→ **The exercise**: Starting at the first line of the listing below, repeat each line exactly until the line containing "const allErr = [thNdErr, uNdErr, uCeErr, uThErr];", which you include. Leave out pictures.

+-------+

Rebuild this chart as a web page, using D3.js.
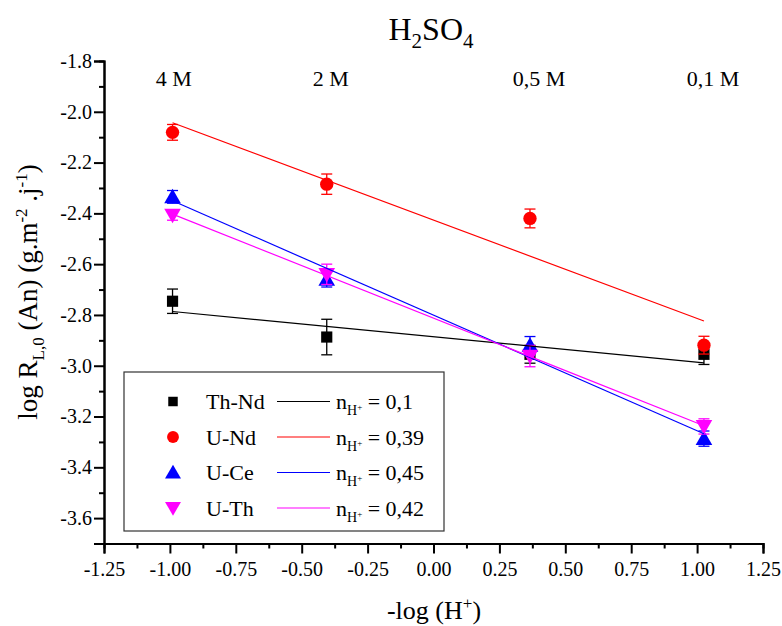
<!DOCTYPE html>
<html>
<head>
<meta charset="utf-8">
<script src="https://cdn.jsdelivr.net/npm/d3@7/dist/d3.min.js"></script>
<style>
  html, body { margin: 0; padding: 0; background: #ffffff; }
  svg { display: block; }
  text { font-family: "Liberation Serif", "Times New Roman", serif; fill: #000; }
</style>
</head>
<body>
<svg id="chart" width="782" height="626"></svg>
<script>
// ---- data ----
const concentrations = ["4 M", "2 M", "0,5 M", "0,1 M"];
const concLabelX = [-0.985, -0.39, 0.40, 1.06];
const xValues = [-0.99, -0.405, 0.366, 1.026];

const seriesNames = ["Th-Nd", "U-Nd", "U-Ce", "U-Th"];
const nValues = ["0,1", "0,39", "0,45", "0,42"];
const seriesColors = ["#000000", "#ff0000", "#0000ff", "#ff00ff"];
const seriesSymbols = ["square", "circle", "triangleUp", "triangleDown"];

const thNd = [-2.746, -2.887, -2.955, -2.955];
const uNd  = [-2.081, -2.285, -2.420, -2.919];
const uCe  = [-2.335, -2.660, -2.920, -3.287];
const uTh  = [-2.407, -2.640, -2.962, -3.239];

const thNdErr = [0.048, 0.070, 0.035, 0.040];
const uNdErr  = [0.031, 0.040, 0.037, 0.035];
const uCeErr  = [0.025, 0.030, 0.035, 0.030];
const uThErr  = [0.020, 0.040, 0.042, 0.030];

const yMajorTicks = [-1.8, -2.0, -2.2, -2.4, -2.6, -2.8, -3.0, -3.2, -3.4, -3.6];
const yMinorTicks = [-1.9, -2.1, -2.3, -2.5, -2.7, -2.9, -3.1, -3.3, -3.5, -3.7];
const xMajorTicks = [-1.25, -1.0, -0.75, -0.5, -0.25, 0, 0.25, 0.5, 0.75, 1.0, 1.25];
const xMinorTicks = [-1.125, -0.875, -0.625, -0.375, -0.125, 0.125, 0.375, 0.625, 0.875, 1.125];

const allY = [thNd, uNd, uCe, uTh];
const allErr = [thNdErr, uNdErr, uCeErr, uThErr];

// ---- layout ----
const FONT = '"Liberation Serif", "Times New Roman", serif';
const svg = d3.select("#chart");
const x = d3.scaleLinear().domain([-1.25, 1.25]).range([104, 763]);
const y = d3.scaleLinear().domain([-3.7, -1.8]).range([543.5, 61]);

// axes
function styleAxis(g) {
  g.attr("font-family", FONT).attr("font-size", 20);
  g.select(".domain").attr("stroke", "#000").attr("stroke-width", 2);
  g.selectAll(".tick line").attr("stroke", "#000").attr("stroke-width", 2);
  g.selectAll(".tick text").style("font-family", FONT).style("font-size", "20px").attr("fill", "#000");
}
const yAxis = svg.append("g").attr("transform", `translate(${x.range()[0]},0)`)
  .call(d3.axisLeft(y).tickValues(yMajorTicks).tickSize(10).tickPadding(2).tickFormat(d => d.toFixed(1)));
styleAxis(yAxis);
const yAxisMinor = svg.append("g").attr("transform", `translate(${x.range()[0]},0)`)
  .call(d3.axisLeft(y).tickValues(yMinorTicks).tickSize(5).tickFormat(""));
styleAxis(yAxisMinor);

const xAxis = svg.append("g").attr("transform", `translate(0,${y.range()[0]})`)
  .call(d3.axisBottom(x).tickValues(xMajorTicks).tickSize(10).tickPadding(8).tickFormat(d => d.toFixed(2)));
styleAxis(xAxis);
const xAxisMinor = svg.append("g").attr("transform", `translate(0,${y.range()[0]})`)
  .call(d3.axisBottom(x).tickValues(xMinorTicks).tickSize(5).tickFormat(""));
styleAxis(xAxisMinor);

// symbols
function symbolType(name) {
  if (name === "square") return d3.symbolSquare;
  if (name === "circle") return d3.symbolCircle;
  return d3.symbolTriangle;
}
function symbolSize(name) {
  if (name === "square") return 125;
  if (name === "circle") return 140;
  return 120;
}

// linear fit
function fit(xs, ys) {
  const mx = d3.mean(xs), my = d3.mean(ys);
  let sxy = 0, sxx = 0;
  xs.forEach((v, i) => { sxy += (v - mx) * (ys[i] - my); sxx += (v - mx) * (v - mx); });
  const b = sxy / sxx;
  return { a: my - b * mx, b };
}

const plot = svg.append("g");

allY.forEach((ys, si) => {
  const col = seriesColors[si];
  const g = plot.append("g");
  // error bars
  ys.forEach((v, i) => {
    const e = allErr[si][i];
    const cx = x(xValues[i]);
    g.append("line").attr("x1", cx).attr("x2", cx).attr("y1", y(v - e)).attr("y2", y(v + e))
      .attr("stroke", col).attr("stroke-width", 1.3);
    [v - e, v + e].forEach(ev => {
      g.append("line").attr("x1", cx - 5.5).attr("x2", cx + 5.5).attr("y1", y(ev)).attr("y2", y(ev))
        .attr("stroke", col).attr("stroke-width", 1.3);
    });
  });
  // markers
  const sym = seriesSymbols[si];
  ys.forEach((v, i) => {
    const rot = sym === "triangleDown" ? 180 : 0;
    g.append("path")
      .attr("d", d3.symbol().type(symbolType(sym)).size(symbolSize(sym))())
      .attr("transform", `translate(${x(xValues[i])},${y(v) + (sym === "triangleUp" ? 1.5 : sym === "triangleDown" ? -1.5 : 0)}) rotate(${rot})`)
      .attr("fill", col);
  });
});

// fit lines
allY.forEach((ys, si) => {
  const f = fit(xValues, ys);
  const x0 = d3.min(xValues), x1 = d3.max(xValues);
  plot.append("line")
    .attr("x1", x(x0)).attr("y1", y(f.a + f.b * x0))
    .attr("x2", x(x1)).attr("y2", y(f.a + f.b * x1))
    .attr("stroke", seriesColors[si]).attr("stroke-width", 1.2);
});

// concentration labels
concentrations.forEach((c, i) => {
  svg.append("text").attr("x", x(concLabelX[i])).attr("y", 86)
    .attr("text-anchor", "middle").style("font-size", "22px").text(c);
});

// title
const title = svg.append("text").attr("x", 431).attr("y", 40).attr("text-anchor", "middle").style("font-size", "32px");
title.append("tspan").text("H");
title.append("tspan").attr("dy", 8).style("font-size", "21px").text("2");
title.append("tspan").attr("dy", -8).text("SO");
title.append("tspan").attr("dy", 8).style("font-size", "21px").text("4");

// x label
const xl = svg.append("text").attr("x", 434).attr("y", 619).attr("text-anchor", "middle").style("font-size", "26px");
xl.append("tspan").text("-log (H");
xl.append("tspan").attr("dy", -10).style("font-size", "17px").text("+");
xl.append("tspan").attr("dy", 10).text(")");

// y label
const yl = svg.append("text").attr("transform", "translate(37,292) rotate(-90)").attr("text-anchor", "middle").style("font-size", "27px");
yl.append("tspan").text("log R");
yl.append("tspan").attr("dy", 7).style("font-size", "17px").text("L,0");
yl.append("tspan").attr("dy", -7).text(" (An) (g.m");
yl.append("tspan").attr("dy", -10).style("font-size", "17px").text("-2");
yl.append("tspan").attr("dy", 10).text(" .j");
yl.append("tspan").attr("dy", -10).style("font-size", "17px").text("-1");
yl.append("tspan").attr("dy", 10).text(")");

// legend
const leg = svg.append("g");
leg.append("rect").attr("x", 124).attr("y", 372).attr("width", 320).attr("height", 159)
  .attr("fill", "#fff").attr("stroke", "#333").attr("stroke-width", 1.2);
const rowBase = [409, 444.5, 480, 515.5];
seriesNames.forEach((nm, i) => {
  const cy = rowBase[i] - 7.5;
  const sym = seriesSymbols[i];
  leg.append("path")
    .attr("d", d3.symbol().type(symbolType(sym)).size(sym === "square" ? 90 : 110)())
    .attr("transform", `translate(173,${cy + (sym === "triangleUp" ? 1.5 : sym === "triangleDown" ? -1.5 : 0)}) rotate(${sym === "triangleDown" ? 180 : 0})`)
    .attr("fill", seriesColors[i]);
  leg.append("text").attr("x", 206).attr("y", rowBase[i]).style("font-size", "22px").text(nm);
  leg.append("line").attr("x1", 277).attr("x2", 330).attr("y1", cy).attr("y2", cy)
    .attr("stroke", seriesColors[i]).attr("stroke-width", 1.2);
  const t = leg.append("text").attr("x", 336).attr("y", rowBase[i]).style("font-size", "22px");
  t.append("tspan").text("n");
  t.append("tspan").attr("dy", 6).style("font-size", "14px").text("H");
  t.append("tspan").attr("dy", -5).style("font-size", "9px").text("+");
  t.append("tspan").attr("dy", -1).text(" = " + nValues[i]);
});
</script>
</body>
</html>
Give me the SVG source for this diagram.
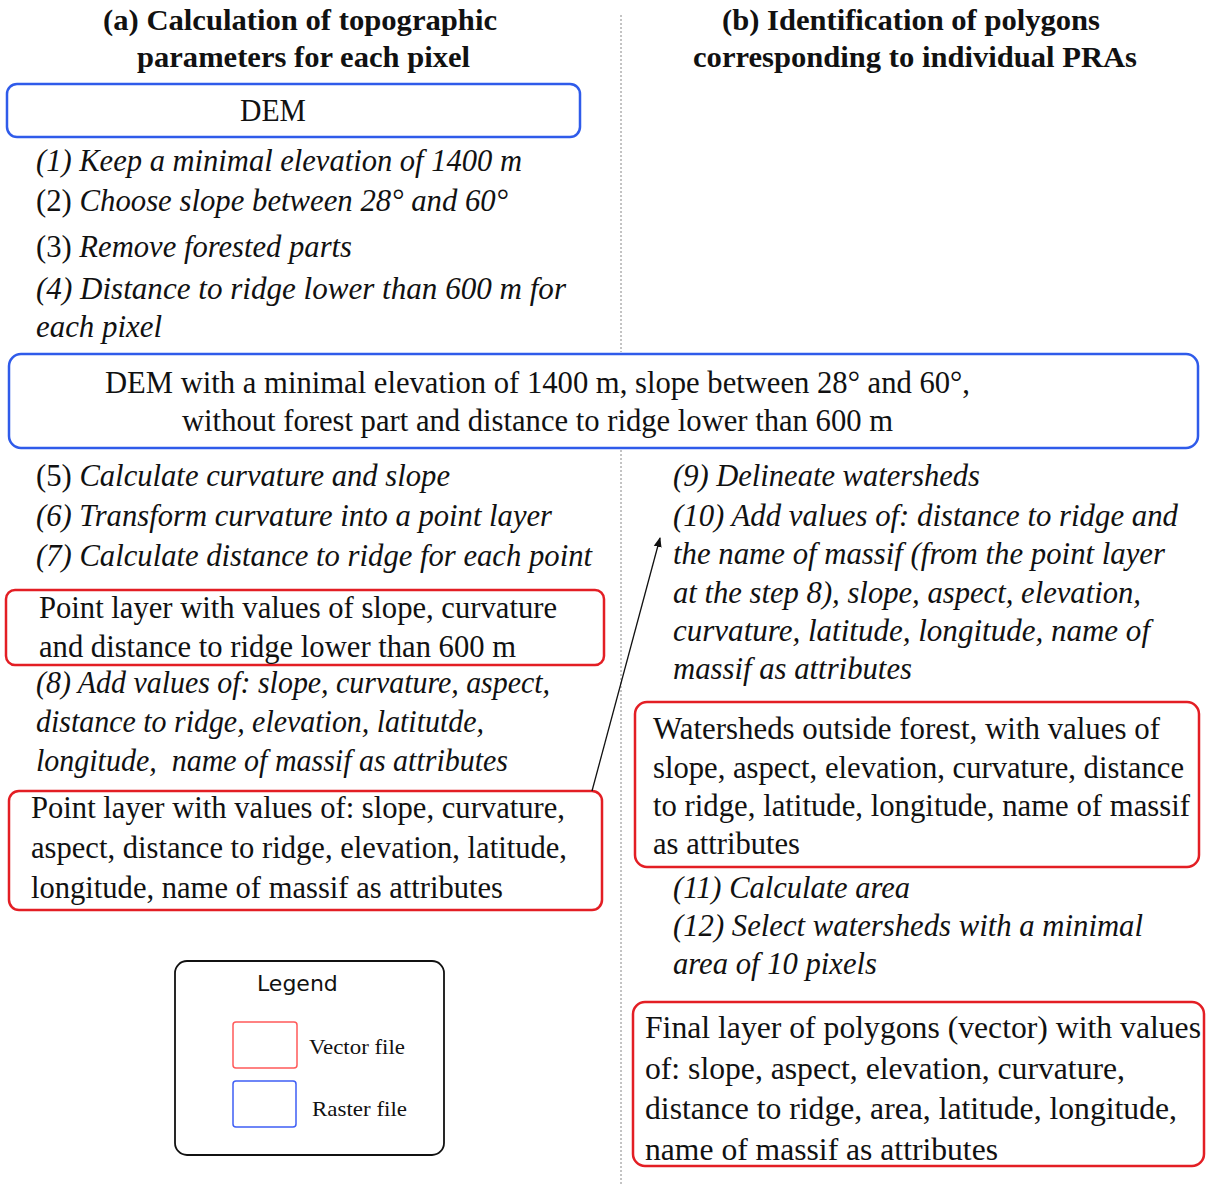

+-------+

→ **Exercise result**:
Rebuild this chart as a web page, using D3.js.
<!DOCTYPE html>
<html>
<head>
<meta charset="utf-8">
<script src="https://cdn.jsdelivr.net/npm/d3@7/dist/d3.min.js"></script>
<style>
  html, body { margin: 0; padding: 0; background: #ffffff; }
  svg { display: block; }
  text { font-family: "Liberation Serif", "Times New Roman", serif; fill: #000; }
</style>
</head>
<body>
<svg id="chart" width="782" height="626"></svg>
<script>
// ---- data ----
const concentrations = ["4 M", "2 M", "0,5 M", "0,1 M"];
const concLabelX = [-0.985, -0.39, 0.40, 1.06];
const xValues = [-0.99, -0.405, 0.366, 1.026];

const seriesNames = ["Th-Nd", "U-Nd", "U-Ce", "U-Th"];
const nValues = ["0,1", "0,39", "0,45", "0,42"];
const seriesColors = ["#000000", "#ff0000", "#0000ff", "#ff00ff"];
const seriesSymbols = ["square", "circle", "triangleUp", "triangleDown"];

const thNd = [-2.746, -2.887, -2.955, -2.955];
const uNd  = [-2.081, -2.285, -2.420, -2.919];
const uCe  = [-2.335, -2.660, -2.920, -3.287];
const uTh  = [-2.407, -2.640, -2.962, -3.239];

const thNdErr = [0.048, 0.070, 0.035, 0.040];
const uNdErr  = [0.031, 0.040, 0.037, 0.035];
const uCeErr  = [0.025, 0.030, 0.035, 0.030];
const uThErr  = [0.020, 0.040, 0.042, 0.030];

const yMajorTicks = [-1.8, -2.0, -2.2, -2.4, -2.6, -2.8, -3.0, -3.2, -3.4, -3.6];
const yMinorTicks = [-1.9, -2.1, -2.3, -2.5, -2.7, -2.9, -3.1, -3.3, -3.5, -3.7];
const xMajorTicks = [-1.25, -1.0, -0.75, -0.5, -0.25, 0, 0.25, 0.5, 0.75, 1.0, 1.25];
const xMinorTicks = [-1.125, -0.875, -0.625, -0.375, -0.125, 0.125, 0.375, 0.625, 0.875, 1.125];

const allY = [thNd, uNd, uCe, uTh];
const allErr = [thNdErr, uNdErr, uCeErr, uThErr];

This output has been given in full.